Calls for sale of Kilkenny's €6m vacant John Street property

The building has no occupant and some people want to see it revalued and sold

Sam Matthews

Reporter:

Sam Matthews

Email:

sam.matthews@kilkennypeople.ie

John Street in Kilkenny City.

John Street, Kilkenny City

There have been calls for Kilkenny County Council to explore selling the now-vacant former 'Meubles' property on John Street, with the value of the site coming under scrutiny at a recent council meeting.

The property was once mooted as a home for a new city library, but this fell through due to a lack of funding. The issue was raised by Cllr Joe Malone at a recent meeting to decide the rate of Local Property Tax for 2018 in Kilkenny, when the Fianna Fail councillor described the building as a ‘white elephant’.

“The former Meubles [site] that cost the council €6 million back in the good old days - and no one has ever occupied it,” he said.
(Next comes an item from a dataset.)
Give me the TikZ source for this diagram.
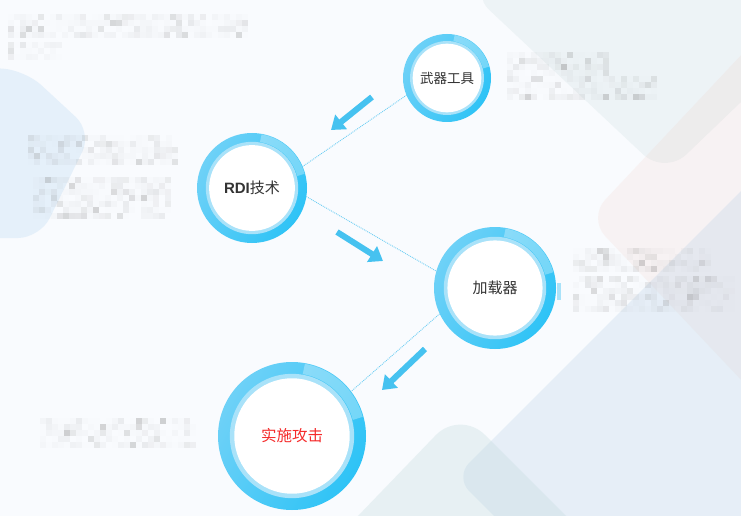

“I suggest we revalue that property, put it on the market, and get the monies earned.”

The council's head of finance Martin Prendiville clarified that were the site sold it would come back in the Capital programme, and would not affect the current €1.8 million shortfall. 

However, speaking to the Kilkenny People following that meeting, local TD John McGuinness questioned the management of the local authority regarding that site and a number of others in council ownership. He said said he was ‘amazed’ that the John Street building and around 150 other properties have potential value, and this should be looked at before any potential LPT increase.

“They have no current valuation on the Meubles property - it's essentially the most expensive billboard in the county,” he said.

“They should be showing the valuations of all the properties they have. There must be some sort of return available to them out of the stock of property they hold.”

The Fianna Fail TD said there is substantial money outstanding to the council. The council has arrears in several areas including a total of more than €2.3 million combined in loans, rent and rates arrears. Mr Prendiville told members the council has reduced arrears by over 56%, and are now down to ‘hardcore’ cases.

“Most are engaging with us and we are pushing to close them out," he said.

“There is a balance between waiting for a period of time or putting a business out of business. That is not what we want to do.”

Meanwhile, in the area of development contributions, Cllr Pat Fitzpatrick was aghast that last year there was an excess of €7 million in levies still on the books.

However, chief executive Colette Byrne clarified that development contributions are levied when granted, and paid when the development happens. In many cases, the developments did not materialise.